A decade ago Germany’s intransigence over bailouts and borrowing prolonged the eurozone’s sovereign debt crisis, one reason the region’s economic recovery lagged behind the U.S.’s.
Another crisis, another lagging recovery for Europe, and again the size of fiscal stimulus is a factor. But Germany isn’t the obstacle it once was, and the rise of its Green Party could further push both country and continent toward the U.S. model of aggressive government stimulus.
Angela Merkel, the conservative chancellor who has led Germany since 2005, has already eased some of her past opposition to borrowing. She isn’t running for re-election this September and polls put the Greens in second place, close behind Ms. Merkel’s Christian Democratic Union-led alliance. They could emerge as either junior partner or even leader of the next governing coalition.

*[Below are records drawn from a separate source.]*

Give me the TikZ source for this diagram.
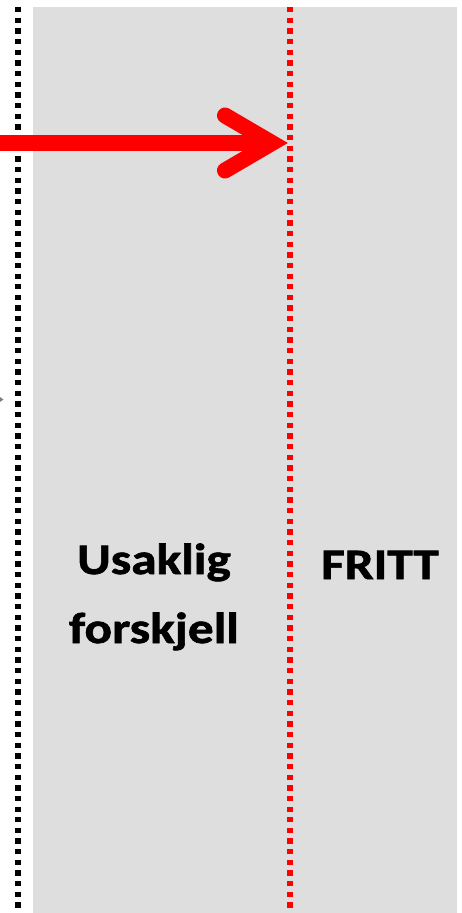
\documentclass[tikz,border=0pt]{standalone}
\usepackage{fontspec}
\newfontfamily\zonefont[FakeStretch=1.18, FakeBold=1.5]{Carlito}
\definecolor{zonegrey}{RGB}{222,222,222}
\definecolor{arrowred}{RGB}{255,0,0}

\begin{document}
\begin{tikzpicture}[x=1pt, y=-1pt]

        \useasboundingbox (0,0) rectangle (462,913);

        % 1. Define the coordinates
        \coordinate (BoxTL) at (33,7);      % grey field, top left
        \coordinate (BoxBR) at (457,913);   % grey field, bottom right
        \coordinate (LimitTop) at (18,7);   % black dotted line
        \coordinate (LimitBot) at (18,913);
        \coordinate (BorderTop) at (290,7); % red dotted line
        \coordinate (BorderBot) at (290,913);

        % Arrow coordinates
        \coordinate (ArrowStart) at (0,143);
        \coordinate (ArrowTip) at (272,143);
        \coordinate (BarbUp) at (225,115.5);
        \coordinate (BarbDown) at (225,170.5);

        \tikzset{
          dotline/.style={line width=5.3pt, dash pattern=on 5.33pt off 5.33pt},
          zonetext/.style={font=\zonefont\bfseries\fontsize{43.5}{69}\selectfont, align=center, inner sep=0pt, anchor=base}
        }

        % 2. Grey field
        \fill[zonegrey] (BoxTL) rectangle (BoxBR);

        % 3. The dotted lines
        \draw[dotline, black] (LimitTop) -- (LimitBot);
        \draw[dotline, arrowred] (BorderTop) -- (BorderBot);

        % small grey tip at the left edge
        \fill[gray] (0,397) -- (3.5,399.5) -- (0,402) -- cycle;

        % 4. Red arrow
        \draw[line width=16pt, arrowred] (ArrowStart) -- (ArrowTip);
        \draw[line width=16pt, arrowred, line cap=round, line join=miter] (BarbUp) -- (ArrowTip) -- (BarbDown);

        % 5. Labels (base = baseline of the last line)
        \node[zonetext] (unfair) at (154,643) {Usaklig\\forskjell};
        \node[zonetext] (free) at (380,579) {FRITT};

\end{tikzpicture}
\end{document}
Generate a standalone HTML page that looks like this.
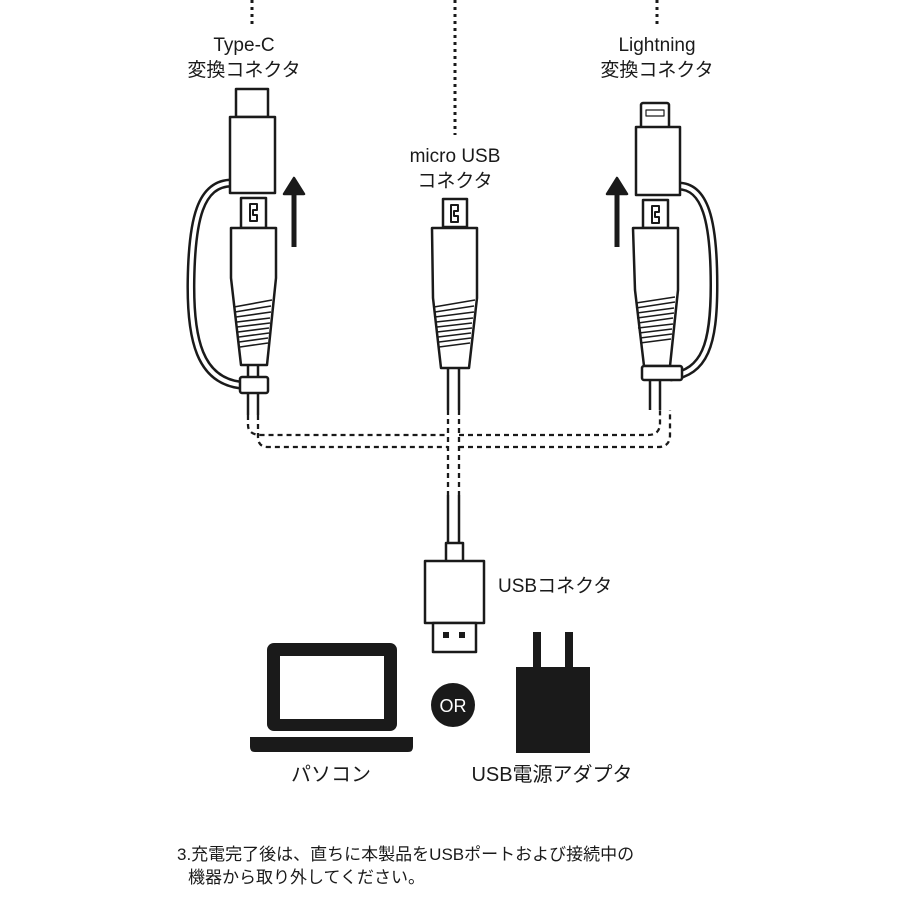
<!DOCTYPE html>
<html><head><meta charset="utf-8"><style>
html,body{margin:0;padding:0;background:#fff;}
svg{display:block;}
text{font-family:"Liberation Sans","Noto Sans CJK JP",sans-serif;fill:#1a1a1a;}
</style></head><body>
<svg width="900" height="900" viewBox="0 0 900 900" xmlns="http://www.w3.org/2000/svg">
<g stroke="#1a1a1a" stroke-width="3" stroke-dasharray="3,4" fill="none">
<line x1="252" y1="0" x2="252" y2="28"/>
<line x1="455" y1="0" x2="455" y2="135"/>
<line x1="657" y1="0" x2="657" y2="28"/>
</g>
<text x="244" y="51" font-size="19" text-anchor="middle">Type-C</text>
<text x="244" y="76" font-size="19" text-anchor="middle">変換コネクタ</text>
<text x="657" y="51" font-size="19" text-anchor="middle">Lightning</text>
<text x="657" y="76" font-size="19" text-anchor="middle">変換コネクタ</text>
<text x="455" y="162" font-size="19" text-anchor="middle">micro USB</text>
<text x="455" y="187" font-size="19" text-anchor="middle">コネクタ</text>

<g stroke="#1a1a1a" stroke-width="2.5" fill="#fff" stroke-linejoin="round">
<g fill="none" stroke-dasharray="5,4" stroke-width="2.3">
<path d="M248 415 V425 Q248 435 262 435 H448"/>
<path d="M258 415 V437 Q258 447 268 447 H448"/>
<path d="M448 410 V495"/><path d="M459 410 V495"/>
<path d="M459 435 H648 Q660 435 660 423 V410"/>
<path d="M459 447 H658 Q670 447 670 435 V410"/>
</g>
<g fill="none">
<path d="M248 365 V415 M258 365 V415"/>
<path d="M448 368 V410 M459 368 V410"/>
<path d="M448 495 V545 M459 495 V545"/>
<path d="M650 380 V410 M660 380 V410"/>
</g>

<path d="M232 183 C200 183 192 220 191 280 C190 340 200 380 240 385" fill="none" stroke-width="9"/>
<path d="M232 183 C200 183 192 220 191 280 C190 340 200 380 240 385" fill="none" stroke="#fff" stroke-width="4"/>
<rect x="236" y="89" width="32" height="28"/>
<rect x="230" y="117" width="45" height="76"/>
<rect x="241" y="198" width="25" height="30"/>
<path d="M250 204 h7 v6 h-4 v5 h4 v6 h-7 z" fill="none" stroke-width="2"/>
<path d="M231 228 H276 V278 L267 365 H241 L231 278 Z"/>
<g stroke-width="1.6"><path d="M234 307 L272 300 M235 312 L271 306 M236 317 L271 312 M237 322 L270 318 M237 327 L270 323 M238 332 L269 328 M239 337 L269 333 M239 342 L268 338 M240 347 L268 343"/></g>
<rect x="240" y="377" width="28" height="16" rx="2"/>
<path d="M294 247 V192" fill="none" stroke-width="5"/>
<path d="M284 194 L294 178 L304 194 Z" fill="#1a1a1a"/>

<rect x="443" y="199" width="24" height="28"/>
<path d="M451 205 h7 v6 h-4 v5 h4 v6 h-7 z" fill="none" stroke-width="2"/>
<path d="M432 228 H477 V298 L469 368 H441 L433 298 Z"/>
<g stroke-width="1.6"><path d="M434 307 L475 300 M435 312 L474 306 M435 317 L474 312 M436 322 L473 318 M437 327 L472 323 M437 332 L472 328 M438 337 L471 333 M439 342 L471 338 M439 347 L470 343"/></g>
<rect x="446" y="543" width="17" height="19"/>
<rect x="425" y="561" width="59" height="62"/>
<rect x="433" y="623" width="43" height="29"/>
<rect x="443" y="632" width="6" height="6" fill="#1a1a1a" stroke="none"/>
<rect x="459" y="632" width="6" height="6" fill="#1a1a1a" stroke="none"/>

<path d="M678 186 C705 186 714 220 714 285 C714 345 705 372 670 377" fill="none" stroke-width="9"/>
<path d="M678 186 C705 186 714 220 714 285 C714 345 705 372 670 377" fill="none" stroke="#fff" stroke-width="4"/>
<rect x="641" y="103" width="28" height="25" rx="2"/>
<rect x="646" y="110" width="18" height="6" fill="none" stroke-width="1.2"/>
<rect x="636" y="127" width="44" height="68"/>
<rect x="643" y="200" width="25" height="28"/>
<path d="M652 206 h7 v6 h-4 v5 h4 v6 h-7 z" fill="none" stroke-width="2"/>
<path d="M633 228 H678 V290 L670 366 H644 L635 290 Z"/>
<g stroke-width="1.6"><path d="M636 303 L675 297 M636 308 L675 302 M637 313 L674 308 M637 318 L674 313 M638 323 L673 318 M638 328 L673 324 M639 333 L672 329 M640 338 L672 334 M640 343 L671 339"/></g>
<rect x="642" y="366" width="40" height="14" rx="2"/>
<path d="M617 247 V192" fill="none" stroke-width="5"/>
<path d="M607 194 L617 178 L627 194 Z" fill="#1a1a1a"/>
</g>
<text x="498" y="592" font-size="19">USBコネクタ</text>

<rect x="267" y="643" width="130" height="88" rx="7" fill="#1a1a1a"/>
<rect x="280" y="656" width="104" height="63" fill="#fff"/>
<path d="M250 737 H413 V747 Q413 752 408 752 H255 Q250 752 250 747 Z" fill="#1a1a1a"/>
<circle cx="453" cy="705" r="22" fill="#1a1a1a"/>
<text x="453" y="712" font-size="18" text-anchor="middle" style="fill:#fff">OR</text>
<rect x="516" y="667" width="74" height="86" fill="#1a1a1a"/>
<rect x="533" y="632" width="8" height="36" fill="#1a1a1a"/>
<rect x="565" y="632" width="8" height="36" fill="#1a1a1a"/>
<text x="331" y="781" font-size="20" text-anchor="middle">パソコン</text>
<text x="552" y="781" font-size="20" text-anchor="middle">USB電源アダプタ</text>

<text x="177" y="860" font-size="17">3.充電完了後は、直ちに本製品をUSBポートおよび接続中の</text>
<text x="188" y="883" font-size="17">機器から取り外してください。</text>
</svg>
</body></html>
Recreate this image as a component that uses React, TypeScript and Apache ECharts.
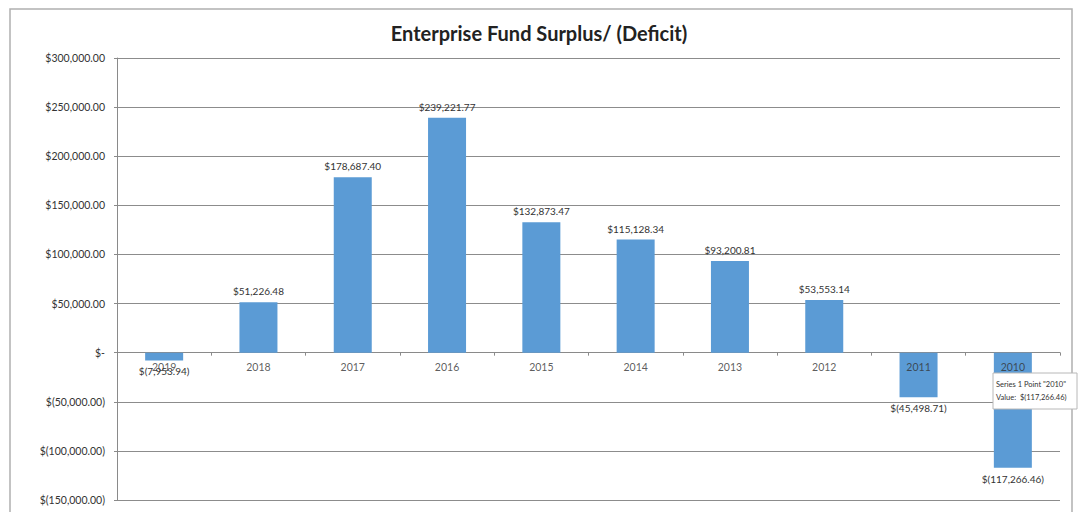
import React, { useEffect, useRef } from "react";
import * as echarts from "echarts";

const years = ["2019", "2018", "2017", "2016", "2015", "2014", "2013", "2012", "2011", "2010"];
const surplus = [-7953.94, 51226.48, 178687.4, 239221.77, 132873.47, 115128.34, 93200.81, 53553.14, -45498.71, -117266.46];
const chartTitle = "Enterprise Fund Surplus/ (Deficit)";
const tooltipLines = ["Series 1 Point \"2010\"", "Value:  $(117,266.46)"];

function fmtMoney(v: number): string {
  if (v === 0) return "$-";
  const s = Math.abs(v).toLocaleString("en-US", { minimumFractionDigits: 2, maximumFractionDigits: 2 });
  return v < 0 ? `$(${s})` : `$${s}`;
}

export default function App() {
  const ref = useRef<HTMLDivElement>(null);
  useEffect(() => {
    if (!ref.current) return;
    const chart = echarts.init(ref.current, null, { renderer: "svg" });
    const font = "Lato, 'Open Sans', sans-serif";
    chart.setOption({
      animation: false,
      backgroundColor: "#ffffff",
      textStyle: { fontFamily: font },
      title: {
        text: chartTitle,
        left: "center",
        top: 18,
        textStyle: { fontSize: 20, fontWeight: "bold", color: "#222", fontFamily: font },
      },
      grid: { left: 117, right: 18, top: 58, bottom: 12, containLabel: false },
      xAxis: {
        type: "category",
        data: years,
        axisLine: { onZero: true, lineStyle: { color: "#8a8a8a", width: 1 } },
        axisTick: { show: true, length: 3, lineStyle: { color: "#8a8a8a" } },
        axisLabel: { show: false },
      },
      yAxis: {
        type: "value",
        min: -150000,
        max: 300000,
        interval: 50000,
        axisLine: { show: true, lineStyle: { color: "#8a8a8a" } },
        axisTick: { show: true, length: 3, lineStyle: { color: "#8a8a8a" } },
        splitLine: { lineStyle: { color: "#8c8c8c", width: 1.2 } },
        axisLabel: { fontSize: 10.5, color: "#333", margin: 12, formatter: (v: number) => fmtMoney(v) },
      },
      series: [
        {
          type: "bar",
          data: surplus.map((v) => ({
            value: v,
            label: { position: v < 0 ? "bottom" : "top" },
          })),
          barWidth: 38,
          itemStyle: { color: "#5b9bd5" },
          label: {
            show: true,
            fontSize: 10,
            color: "#333",
            distance: 6,
            formatter: (p: any) => fmtMoney(p.value),
          },
        },
        {
          type: "scatter",
          data: years.map(() => 0),
          symbolSize: 0,
          silent: true,
          label: {
            show: true,
            position: "bottom",
            distance: 9,
            fontSize: 10.5,
            color: "#333",
            formatter: (p: any) => years[p.dataIndex],
          },
        },
      ],
      graphic: [
        {
          type: "rect",
          x: 10,
          y: 9,
          shape: { width: 1062, height: 520 },
          style: { fill: "none", stroke: "#b0b0b0", lineWidth: 1.5 },
          silent: true,
        },
        {
          type: "rect",
          x: 993,
          y: 373,
          shape: { width: 84, height: 36 },
          style: { fill: "#ffffff", stroke: "#b8b8b8", lineWidth: 1 },
          z: 100,
        },
        {
          type: "text",
          x: 996,
          y: 378,
          z: 101,
          style: { text: tooltipLines.join("\n"), fontSize: 7.5, lineHeight: 13, fill: "#333", fontFamily: font },
        },
      ],
    });
    return () => chart.dispose();
  }, []);
  return (
    <div
      ref={ref}
      style={{ position: "fixed", left: 0, top: 0, width: 1078, height: 512 }}
    />
  );
}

The Greens have evolved from an antinuclear pacifist party to a pragmatic left-of-center group that regularly participates in coalitions federally and in Germany’s states, called länder. The party still has its hard-line environmentalist wing, but leadership is in the hands of its moderate wing, which includes Annalena Baerbock, the 40-year-old parliamentarian nominated last week to run as chancellor this fall.
“Many people formerly thought the Greens would never do economic policy—they only want to do organic farming and vegan Yoga courses,” Sven Giegold, a Green member of the European Parliament and a party spokesman on economic issues, said in an interview. “But these times are over. We are in government already in 11 of 16 länder and in one of them, the prime minister. We are not naive. We know how governing works.”